Requirement:
Working from the top of the listing below, retype each line through the line containing "from bokeh.resources import INLINE", both included, with no pictures.

╭──

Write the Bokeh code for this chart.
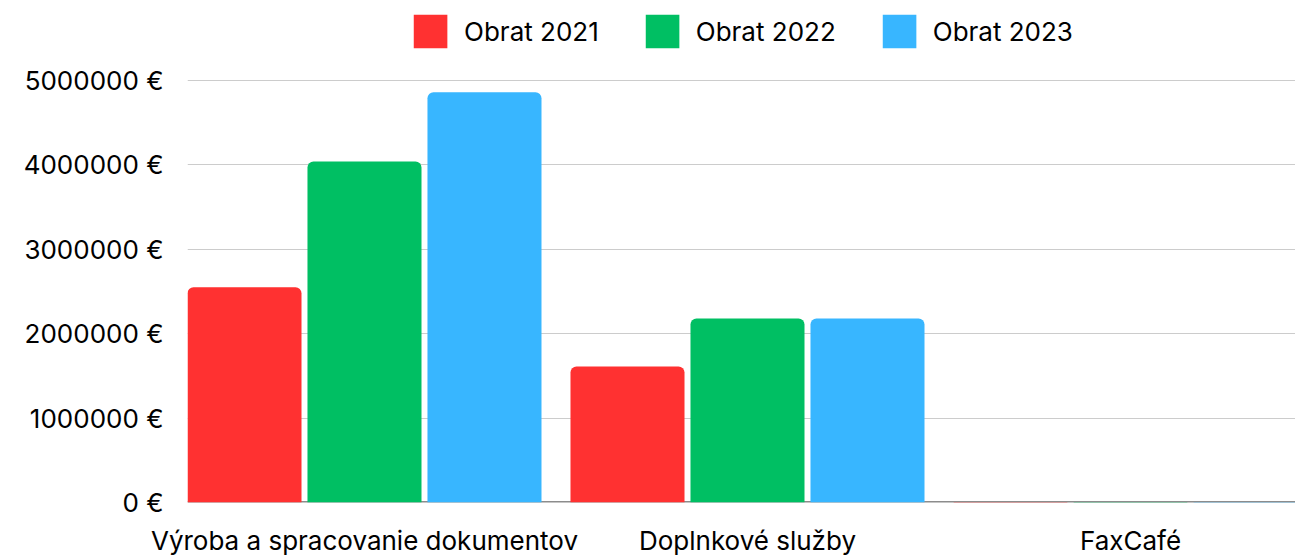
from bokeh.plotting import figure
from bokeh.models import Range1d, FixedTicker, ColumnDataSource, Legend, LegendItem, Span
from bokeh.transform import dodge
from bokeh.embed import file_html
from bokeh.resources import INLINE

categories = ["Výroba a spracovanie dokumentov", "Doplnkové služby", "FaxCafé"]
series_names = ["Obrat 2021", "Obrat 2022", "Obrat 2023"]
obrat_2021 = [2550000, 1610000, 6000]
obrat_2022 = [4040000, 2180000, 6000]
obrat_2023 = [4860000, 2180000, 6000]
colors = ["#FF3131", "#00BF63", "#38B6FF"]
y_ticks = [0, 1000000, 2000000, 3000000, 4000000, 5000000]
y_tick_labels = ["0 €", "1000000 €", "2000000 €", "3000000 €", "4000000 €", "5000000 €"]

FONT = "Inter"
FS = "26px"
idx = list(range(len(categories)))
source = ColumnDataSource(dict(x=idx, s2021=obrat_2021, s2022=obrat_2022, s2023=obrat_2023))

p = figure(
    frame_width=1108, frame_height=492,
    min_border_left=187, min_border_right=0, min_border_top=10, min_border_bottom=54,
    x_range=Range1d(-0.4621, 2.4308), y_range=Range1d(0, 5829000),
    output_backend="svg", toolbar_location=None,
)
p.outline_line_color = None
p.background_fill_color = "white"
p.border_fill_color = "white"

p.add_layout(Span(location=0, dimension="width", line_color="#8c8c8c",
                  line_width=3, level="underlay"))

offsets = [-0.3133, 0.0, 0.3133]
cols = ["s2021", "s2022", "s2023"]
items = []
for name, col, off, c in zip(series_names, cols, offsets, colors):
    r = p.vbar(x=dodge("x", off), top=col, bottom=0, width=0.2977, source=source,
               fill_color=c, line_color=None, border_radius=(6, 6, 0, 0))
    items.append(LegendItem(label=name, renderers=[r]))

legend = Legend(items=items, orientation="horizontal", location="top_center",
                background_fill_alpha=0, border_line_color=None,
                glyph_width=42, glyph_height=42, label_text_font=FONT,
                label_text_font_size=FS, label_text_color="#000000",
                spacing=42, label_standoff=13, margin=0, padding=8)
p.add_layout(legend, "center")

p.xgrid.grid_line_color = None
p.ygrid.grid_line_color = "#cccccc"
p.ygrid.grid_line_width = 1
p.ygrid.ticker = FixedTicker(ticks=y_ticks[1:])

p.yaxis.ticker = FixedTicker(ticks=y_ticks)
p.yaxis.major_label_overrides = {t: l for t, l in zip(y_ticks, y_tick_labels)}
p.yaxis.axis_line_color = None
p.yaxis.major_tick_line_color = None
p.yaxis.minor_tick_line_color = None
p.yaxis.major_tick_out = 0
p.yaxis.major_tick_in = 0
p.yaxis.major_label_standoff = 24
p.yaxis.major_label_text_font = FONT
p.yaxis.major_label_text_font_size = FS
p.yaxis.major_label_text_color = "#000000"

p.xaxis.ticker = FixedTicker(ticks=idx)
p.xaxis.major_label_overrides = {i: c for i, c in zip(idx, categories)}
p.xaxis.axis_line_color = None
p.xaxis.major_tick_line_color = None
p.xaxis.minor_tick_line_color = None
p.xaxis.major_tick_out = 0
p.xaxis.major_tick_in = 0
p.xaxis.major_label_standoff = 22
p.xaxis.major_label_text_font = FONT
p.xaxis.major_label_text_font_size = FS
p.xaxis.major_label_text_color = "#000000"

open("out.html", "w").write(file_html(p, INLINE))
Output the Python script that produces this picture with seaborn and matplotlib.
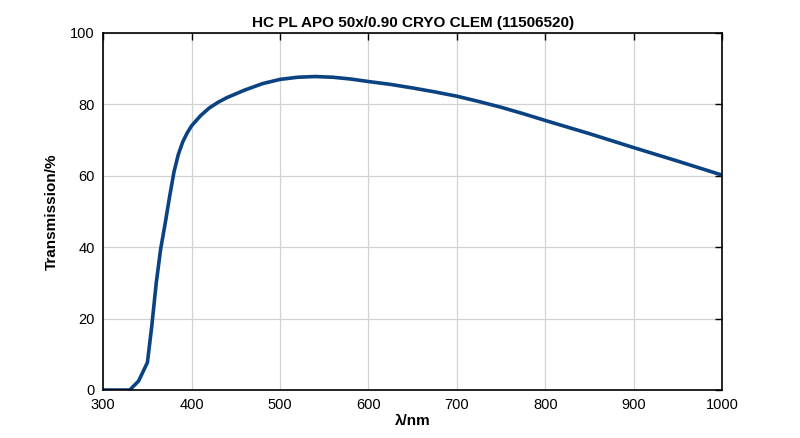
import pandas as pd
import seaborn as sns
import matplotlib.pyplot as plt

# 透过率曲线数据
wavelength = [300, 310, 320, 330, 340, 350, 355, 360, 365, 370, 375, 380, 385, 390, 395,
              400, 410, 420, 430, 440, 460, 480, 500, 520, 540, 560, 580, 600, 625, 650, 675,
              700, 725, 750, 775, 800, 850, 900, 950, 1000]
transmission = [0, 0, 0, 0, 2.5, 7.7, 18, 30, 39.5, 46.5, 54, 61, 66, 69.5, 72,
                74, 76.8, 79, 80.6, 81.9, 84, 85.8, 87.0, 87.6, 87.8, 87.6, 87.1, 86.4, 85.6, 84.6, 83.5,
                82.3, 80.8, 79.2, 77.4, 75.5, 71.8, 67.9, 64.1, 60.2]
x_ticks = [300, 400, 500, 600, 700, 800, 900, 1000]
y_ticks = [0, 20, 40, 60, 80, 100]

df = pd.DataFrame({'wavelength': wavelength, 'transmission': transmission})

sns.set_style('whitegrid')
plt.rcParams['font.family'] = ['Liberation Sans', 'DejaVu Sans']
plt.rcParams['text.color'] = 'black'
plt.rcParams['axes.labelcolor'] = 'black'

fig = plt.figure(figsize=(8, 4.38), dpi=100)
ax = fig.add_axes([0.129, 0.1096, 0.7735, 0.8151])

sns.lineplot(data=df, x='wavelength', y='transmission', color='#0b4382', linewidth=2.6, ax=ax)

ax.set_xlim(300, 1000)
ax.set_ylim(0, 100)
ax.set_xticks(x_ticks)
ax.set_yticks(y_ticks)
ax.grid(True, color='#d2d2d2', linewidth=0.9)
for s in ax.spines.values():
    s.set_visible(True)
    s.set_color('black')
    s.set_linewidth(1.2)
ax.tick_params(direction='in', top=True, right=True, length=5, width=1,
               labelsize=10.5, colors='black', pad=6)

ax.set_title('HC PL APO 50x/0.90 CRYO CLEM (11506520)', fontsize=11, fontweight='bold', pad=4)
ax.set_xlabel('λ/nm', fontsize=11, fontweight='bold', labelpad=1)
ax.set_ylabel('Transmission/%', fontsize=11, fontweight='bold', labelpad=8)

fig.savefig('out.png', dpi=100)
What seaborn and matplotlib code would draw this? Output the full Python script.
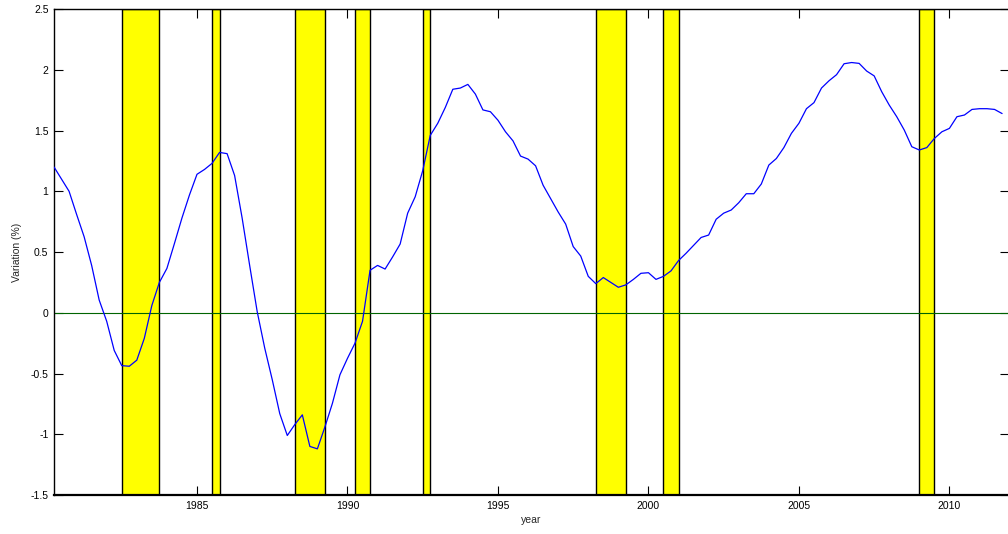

╰──

Solution:
Write the Bokeh code for this chart.
from bokeh.plotting import figure
from bokeh.models import Range1d, FixedTicker, ColumnDataSource, Legend, LegendItem, Span
from bokeh.transform import dodge
from bokeh.embed import file_html
from bokeh.resources import INLINE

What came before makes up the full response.